**Given task**
Take the lines from the head of the listing through the one bearing "var yTicks = [0, 5, 10, 15, 20];" and copy them exactly, leaving every picture out.

**Information shown**
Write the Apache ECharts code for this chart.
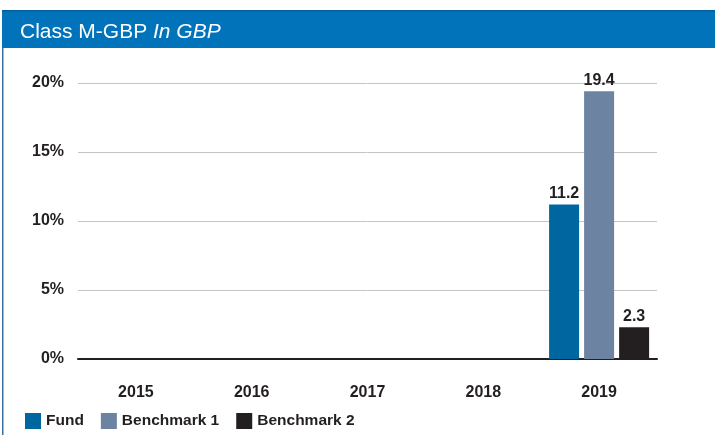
<!DOCTYPE html>
<html>
<head>
<meta charset="utf-8">
<script src="https://cdn.jsdelivr.net/npm/echarts@6/dist/echarts.min.js"></script>
<style>
html,body{margin:0;padding:0;background:#fff;}
#c{width:715px;height:435px;}
</style>
</head>
<body>
<div id="c"></div>
<script>
var categories = ['2015', '2016', '2017', '2018', '2019'];
var fund = [null, null, null, null, 11.2];
var benchmark1 = [null, null, null, null, 19.4];
var benchmark2 = [null, null, null, null, 2.3];
var yTicks = [0, 5, 10, 15, 20];

var chart = echarts.init(document.getElementById('c'), null, {renderer: 'canvas'});
var fontFam = '"Liberation Sans", Arial, sans-serif';
var labelStyle = {show: true, position: 'top', distance: 3, color: '#231f20', fontWeight: 'bold', fontSize: 16, fontFamily: fontFam};
chart.setOption({
  animation: false,
  backgroundColor: '#fff',
  graphic: [
    {type: 'rect', left: 2, top: 10, shape: {width: 713, height: 38}, style: {fill: '#0073bb'}, z: 0},
    {type: 'rect', left: 2, top: 10, shape: {width: 713, height: 1.5}, style: {fill: '#005f9c'}, z: 1},
    {type: 'rect', left: 2, top: 48, shape: {width: 1.5, height: 387}, style: {fill: '#3a6e9c'}, z: 1}
  ],
  title: {
    left: 15, top: 17,
    text: '{n|Class M-GBP }{i|In GBP}',
    textStyle: {
      fontWeight: 'normal',
      rich: {
        n: {color: '#fff', fontSize: 21, fontWeight: 'normal', fontFamily: fontFam},
        i: {color: '#fff', fontSize: 21, fontWeight: 'normal', fontStyle: 'italic', fontFamily: fontFam}
      }
    }
  },
  legend: {
    left: 25, top: 413, padding: 0,
    itemWidth: 16, itemHeight: 16, itemGap: 17, itemTextGap: 4,
    icon: 'rect',
    textStyle: {color: '#231f20', fontWeight: 'bold', fontSize: 15.5, fontFamily: fontFam},
    data: ['Fund', 'Benchmark 1', 'Benchmark 2']
  },
  grid: {left: 78, right: 58, top: 83, bottom: 76, containLabel: false},
  xAxis: {
    type: 'category',
    data: categories,
    axisLine: {show: true, lineStyle: {color: '#231f20', width: 2}},
    axisTick: {show: false},
    axisLabel: {color: '#231f20', fontWeight: 'bold', fontSize: 16, fontFamily: fontFam, margin: 26}
  },
  yAxis: {
    type: 'value',
    min: yTicks[0], max: yTicks[yTicks.length - 1], interval: 5,
    axisLine: {show: false},
    axisTick: {show: false},
    splitLine: {lineStyle: {color: '#c4c4c4', width: 1}},
    axisLabel: {formatter: '{value}%', color: '#231f20', fontWeight: 'bold', fontSize: 16, fontFamily: fontFam, margin: 14}
  },
  series: [
    {name: 'Fund', type: 'bar', data: fund, barWidth: 30, barGap: '16.7%', itemStyle: {color: '#00669f'}, label: labelStyle},
    {name: 'Benchmark 1', type: 'bar', data: benchmark1, barWidth: 30, barGap: '16.7%', itemStyle: {color: '#6d83a2'}, label: labelStyle},
    {name: 'Benchmark 2', type: 'bar', data: benchmark2, barWidth: 30, barGap: '16.7%', itemStyle: {color: '#231f20'}, label: labelStyle}
  ]
});
</script>
</body>
</html>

**Complete output**
Write the Apache ECharts code for this chart.
<!DOCTYPE html>
<html>
<head>
<meta charset="utf-8">
<script src="https://cdn.jsdelivr.net/npm/echarts@6/dist/echarts.min.js"></script>
<style>
html,body{margin:0;padding:0;background:#fff;}
#c{width:715px;height:435px;}
</style>
</head>
<body>
<div id="c"></div>
<script>
var categories = ['2015', '2016', '2017', '2018', '2019'];
var fund = [null, null, null, null, 11.2];
var benchmark1 = [null, null, null, null, 19.4];
var benchmark2 = [null, null, null, null, 2.3];
var yTicks = [0, 5, 10, 15, 20];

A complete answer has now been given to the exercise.